▶ [The task] Copy all of the material exactly. Pictures are not to appear in the copy.

═════ Data excerpt ═════

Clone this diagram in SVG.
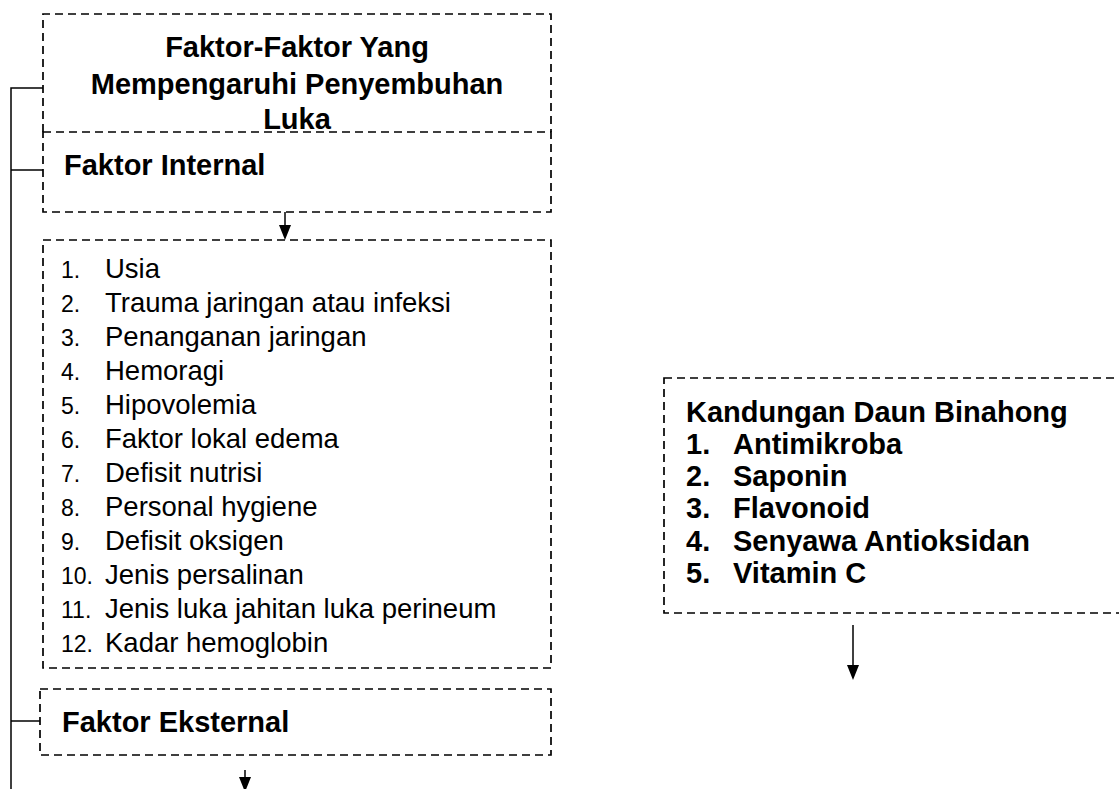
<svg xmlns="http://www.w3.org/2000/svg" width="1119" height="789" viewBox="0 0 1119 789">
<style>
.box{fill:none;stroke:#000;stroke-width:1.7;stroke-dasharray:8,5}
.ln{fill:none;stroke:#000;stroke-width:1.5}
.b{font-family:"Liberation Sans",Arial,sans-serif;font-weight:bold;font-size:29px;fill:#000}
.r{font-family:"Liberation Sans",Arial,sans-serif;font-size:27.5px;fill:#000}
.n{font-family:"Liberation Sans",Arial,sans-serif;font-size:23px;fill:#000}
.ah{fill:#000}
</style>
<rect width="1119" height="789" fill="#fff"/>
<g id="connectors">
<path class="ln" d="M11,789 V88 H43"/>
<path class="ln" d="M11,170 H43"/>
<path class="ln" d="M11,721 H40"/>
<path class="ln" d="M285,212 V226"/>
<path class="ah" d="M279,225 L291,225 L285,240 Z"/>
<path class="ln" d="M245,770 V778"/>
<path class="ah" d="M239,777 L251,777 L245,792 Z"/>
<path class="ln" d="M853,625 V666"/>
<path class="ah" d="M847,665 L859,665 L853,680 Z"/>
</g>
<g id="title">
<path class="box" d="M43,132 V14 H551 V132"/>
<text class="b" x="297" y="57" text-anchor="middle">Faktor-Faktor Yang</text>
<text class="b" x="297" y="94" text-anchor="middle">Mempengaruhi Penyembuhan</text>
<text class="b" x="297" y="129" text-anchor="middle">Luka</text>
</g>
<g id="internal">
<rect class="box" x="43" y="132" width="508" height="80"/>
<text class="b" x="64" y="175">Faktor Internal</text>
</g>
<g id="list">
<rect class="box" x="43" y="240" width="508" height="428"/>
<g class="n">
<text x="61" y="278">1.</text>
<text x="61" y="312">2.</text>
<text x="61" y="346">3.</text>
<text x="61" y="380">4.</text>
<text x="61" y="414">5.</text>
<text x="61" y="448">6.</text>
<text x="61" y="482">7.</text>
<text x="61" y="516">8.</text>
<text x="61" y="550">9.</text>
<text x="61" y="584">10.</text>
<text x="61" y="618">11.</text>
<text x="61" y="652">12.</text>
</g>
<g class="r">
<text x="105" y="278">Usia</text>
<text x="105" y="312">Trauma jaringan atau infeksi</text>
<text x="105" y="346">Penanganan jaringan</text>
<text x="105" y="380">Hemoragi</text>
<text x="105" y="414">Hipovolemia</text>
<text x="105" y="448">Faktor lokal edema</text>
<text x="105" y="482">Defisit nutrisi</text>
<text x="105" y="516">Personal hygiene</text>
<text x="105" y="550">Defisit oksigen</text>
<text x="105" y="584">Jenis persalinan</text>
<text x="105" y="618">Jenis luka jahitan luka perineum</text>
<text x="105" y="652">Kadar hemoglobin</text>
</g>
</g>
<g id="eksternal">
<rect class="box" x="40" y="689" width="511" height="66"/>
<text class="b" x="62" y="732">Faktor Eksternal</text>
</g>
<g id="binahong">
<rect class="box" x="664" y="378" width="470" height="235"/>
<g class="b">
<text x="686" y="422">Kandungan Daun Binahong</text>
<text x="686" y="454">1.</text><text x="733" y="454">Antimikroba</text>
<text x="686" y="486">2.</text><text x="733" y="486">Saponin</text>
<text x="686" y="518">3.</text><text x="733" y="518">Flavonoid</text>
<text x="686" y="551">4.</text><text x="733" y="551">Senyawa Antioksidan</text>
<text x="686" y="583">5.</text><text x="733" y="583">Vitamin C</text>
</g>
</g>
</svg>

═════

▶ [Result]
Clone this diagram in SVG.
<svg xmlns="http://www.w3.org/2000/svg" width="1119" height="789" viewBox="0 0 1119 789">
<style>
.box{fill:none;stroke:#000;stroke-width:1.7;stroke-dasharray:8,5}
.ln{fill:none;stroke:#000;stroke-width:1.5}
.b{font-family:"Liberation Sans",Arial,sans-serif;font-weight:bold;font-size:29px;fill:#000}
.r{font-family:"Liberation Sans",Arial,sans-serif;font-size:27.5px;fill:#000}
.n{font-family:"Liberation Sans",Arial,sans-serif;font-size:23px;fill:#000}
.ah{fill:#000}
</style>
<rect width="1119" height="789" fill="#fff"/>
<g id="connectors">
<path class="ln" d="M11,789 V88 H43"/>
<path class="ln" d="M11,170 H43"/>
<path class="ln" d="M11,721 H40"/>
<path class="ln" d="M285,212 V226"/>
<path class="ah" d="M279,225 L291,225 L285,240 Z"/>
<path class="ln" d="M245,770 V778"/>
<path class="ah" d="M239,777 L251,777 L245,792 Z"/>
<path class="ln" d="M853,625 V666"/>
<path class="ah" d="M847,665 L859,665 L853,680 Z"/>
</g>
<g id="title">
<path class="box" d="M43,132 V14 H551 V132"/>
<text class="b" x="297" y="57" text-anchor="middle">Faktor-Faktor Yang</text>
<text class="b" x="297" y="94" text-anchor="middle">Mempengaruhi Penyembuhan</text>
<text class="b" x="297" y="129" text-anchor="middle">Luka</text>
</g>
<g id="internal">
<rect class="box" x="43" y="132" width="508" height="80"/>
<text class="b" x="64" y="175">Faktor Internal</text>
</g>
<g id="list">
<rect class="box" x="43" y="240" width="508" height="428"/>
<g class="n">
<text x="61" y="278">1.</text>
<text x="61" y="312">2.</text>
<text x="61" y="346">3.</text>
<text x="61" y="380">4.</text>
<text x="61" y="414">5.</text>
<text x="61" y="448">6.</text>
<text x="61" y="482">7.</text>
<text x="61" y="516">8.</text>
<text x="61" y="550">9.</text>
<text x="61" y="584">10.</text>
<text x="61" y="618">11.</text>
<text x="61" y="652">12.</text>
</g>
<g class="r">
<text x="105" y="278">Usia</text>
<text x="105" y="312">Trauma jaringan atau infeksi</text>
<text x="105" y="346">Penanganan jaringan</text>
<text x="105" y="380">Hemoragi</text>
<text x="105" y="414">Hipovolemia</text>
<text x="105" y="448">Faktor lokal edema</text>
<text x="105" y="482">Defisit nutrisi</text>
<text x="105" y="516">Personal hygiene</text>
<text x="105" y="550">Defisit oksigen</text>
<text x="105" y="584">Jenis persalinan</text>
<text x="105" y="618">Jenis luka jahitan luka perineum</text>
<text x="105" y="652">Kadar hemoglobin</text>
</g>
</g>
<g id="eksternal">
<rect class="box" x="40" y="689" width="511" height="66"/>
<text class="b" x="62" y="732">Faktor Eksternal</text>
</g>
<g id="binahong">
<rect class="box" x="664" y="378" width="470" height="235"/>
<g class="b">
<text x="686" y="422">Kandungan Daun Binahong</text>
<text x="686" y="454">1.</text><text x="733" y="454">Antimikroba</text>
<text x="686" y="486">2.</text><text x="733" y="486">Saponin</text>
<text x="686" y="518">3.</text><text x="733" y="518">Flavonoid</text>
<text x="686" y="551">4.</text><text x="733" y="551">Senyawa Antioksidan</text>
<text x="686" y="583">5.</text><text x="733" y="583">Vitamin C</text>
</g>
</g>
</svg>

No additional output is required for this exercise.